Well you admit yourself in your 5th and 6th points that I'm right. I chatted as soon as yesterday with someone studying Vietnamese dictionaries written in kanbun and nôm, so indeed that person need to know a lot of kanji. That's not representative of the whole society, but you can't rule out the existence of those people. It's also telling that the biggest dictionary of Chinese characters is the Daikanwa Jiten, compiled by a Japanese.
> Well you admit yourself in your 5th and 6th points that I'm right.
We might be talking past each other. I’m speaking specifically of non-native learners of Japanese.
I think you overrepresented for non-native learners of Japanese (who don’t get the benefit of 9 years of joyo kanji education), but you were closer to “right” than most.
Most learners of Japanese should focus on about 1000 kanji (roughly kyouiku kanji). This is easily learnable in a year for most people, and that amount will get them over 90% of text coverage that general learners will be reading.
Pretty much no learner should have an initial goal of learning 3000 kanji.

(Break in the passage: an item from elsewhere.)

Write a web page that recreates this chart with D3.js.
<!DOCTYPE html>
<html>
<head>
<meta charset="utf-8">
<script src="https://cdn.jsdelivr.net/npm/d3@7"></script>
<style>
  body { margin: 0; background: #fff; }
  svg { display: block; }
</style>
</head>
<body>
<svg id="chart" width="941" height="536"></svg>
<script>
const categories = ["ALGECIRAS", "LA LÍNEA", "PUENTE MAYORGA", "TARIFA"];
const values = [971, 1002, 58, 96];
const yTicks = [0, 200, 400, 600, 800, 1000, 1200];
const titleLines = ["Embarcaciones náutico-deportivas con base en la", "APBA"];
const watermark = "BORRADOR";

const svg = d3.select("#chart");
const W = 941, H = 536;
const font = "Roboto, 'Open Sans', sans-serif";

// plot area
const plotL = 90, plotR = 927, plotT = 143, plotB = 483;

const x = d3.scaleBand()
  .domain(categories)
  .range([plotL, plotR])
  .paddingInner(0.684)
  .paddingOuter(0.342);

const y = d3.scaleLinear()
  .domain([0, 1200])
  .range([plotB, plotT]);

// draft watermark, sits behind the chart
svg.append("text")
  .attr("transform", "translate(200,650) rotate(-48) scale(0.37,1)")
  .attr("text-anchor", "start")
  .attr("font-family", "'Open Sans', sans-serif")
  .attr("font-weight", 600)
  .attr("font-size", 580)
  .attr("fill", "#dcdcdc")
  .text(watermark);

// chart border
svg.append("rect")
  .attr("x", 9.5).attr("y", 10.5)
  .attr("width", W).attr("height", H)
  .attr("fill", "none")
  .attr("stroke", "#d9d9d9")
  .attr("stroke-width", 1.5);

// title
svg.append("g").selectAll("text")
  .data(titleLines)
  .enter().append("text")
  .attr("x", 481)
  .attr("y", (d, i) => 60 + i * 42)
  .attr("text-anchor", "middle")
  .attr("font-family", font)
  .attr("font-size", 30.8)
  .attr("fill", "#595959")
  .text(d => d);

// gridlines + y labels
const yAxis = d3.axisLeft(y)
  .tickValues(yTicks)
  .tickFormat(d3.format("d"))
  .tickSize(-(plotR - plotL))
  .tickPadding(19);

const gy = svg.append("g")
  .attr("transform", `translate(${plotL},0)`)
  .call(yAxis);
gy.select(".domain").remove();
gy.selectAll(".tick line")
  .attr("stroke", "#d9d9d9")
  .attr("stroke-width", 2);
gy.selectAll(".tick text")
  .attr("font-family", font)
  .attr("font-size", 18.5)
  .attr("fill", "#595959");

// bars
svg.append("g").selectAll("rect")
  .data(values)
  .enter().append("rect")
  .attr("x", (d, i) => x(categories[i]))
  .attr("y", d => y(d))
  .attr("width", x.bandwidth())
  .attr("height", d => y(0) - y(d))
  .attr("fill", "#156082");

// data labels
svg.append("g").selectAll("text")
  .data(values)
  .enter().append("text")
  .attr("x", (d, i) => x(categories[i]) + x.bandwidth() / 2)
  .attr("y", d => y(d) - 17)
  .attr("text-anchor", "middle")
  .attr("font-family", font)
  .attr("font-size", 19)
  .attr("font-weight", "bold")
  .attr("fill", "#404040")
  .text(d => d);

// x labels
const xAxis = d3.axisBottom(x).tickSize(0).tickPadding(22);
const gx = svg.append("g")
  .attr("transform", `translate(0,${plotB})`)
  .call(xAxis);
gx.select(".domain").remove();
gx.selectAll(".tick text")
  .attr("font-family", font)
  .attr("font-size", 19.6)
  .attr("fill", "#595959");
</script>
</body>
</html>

Once they learn the 2000 joyo, pass N1, and probably do some tertiary education in Japan, then maybe they can choose to move that direction, especially if they plan on being a professional in Japan. Unless they find it to be a fun hobby, I would ask them why they are choosing to reach that level as a goal. The 2000th to 3000th most frequently used characters have very low utility, and this knowledge is far beyond “need this to survive/thrive” level. Some people who answer the “how many kanji” question in English-speaking forums (not you) seem to treat 3000 characters as almost semi-literate, and this couldn’t be further from the truth.
For a learner of Japanese, I would never recommend that anyone start with an initial goal of 5000 kanji. For anyone who ends up there, it would usually just come naturally over time to anyone being an academic (most likely in some sort of language or linguistics field)… and the masochists who try to take kanken 1.
Finally, to address your initial comment about 3000-5000 kanji being enough depending on what someone reads, I would put that number at more like 1200-1300 being enough with very mild use of a dictionary or lookup function on a computer/phone for learners. This will get folks though the vast majority of kanji in newspapers, magazines, and general audience books. At that point, just reading and looking stuff up will add to their kanji knowledge base organically.
> Once they learn the 2000 joyo, pass N1, and probably do some tertiary education in Japan, then maybe they can choose to move that direction
For the vast majority of people (including native speakers), knowing a few extra kanji outside of joyo brings very little benefit.
Most natives get by just fine by having a very rough understanding of even joyo [1], thanks to smartphones and computers.
Improving pitch accent, on the other hand, does change how you are perceived by natives [2], so it may be worth a try if your goal is to get closer to native speakers.
While it's been posted before, with just under 800 kanji you can have coverage of 90% of kanji in the wild. Of course, one still needs to learn all the clustered terms that these kanji can play together to create, but it reduces the barrier to native media substantially. [0]
This is pretty valid, but sometimes people with limited knowledge will do something seemingly innocuous like ask where the 'toilet' is rather than the more polite reference and totally freak a complete stranger out. I think it's not a bad idea to do your best to try and learn at least a little bit beyond this before dropping into a foreign country, at the least because it makes the whole meeting new friends thing a lot easier.
Cultural context is difficult but it also can’t be learned unless you already have some language skills. It’s not helpful to expect 2nd language speakers never to make mistakes Like the foreign exchange student asking for a rubber instead of an eraser, those mistakes can be great learning points.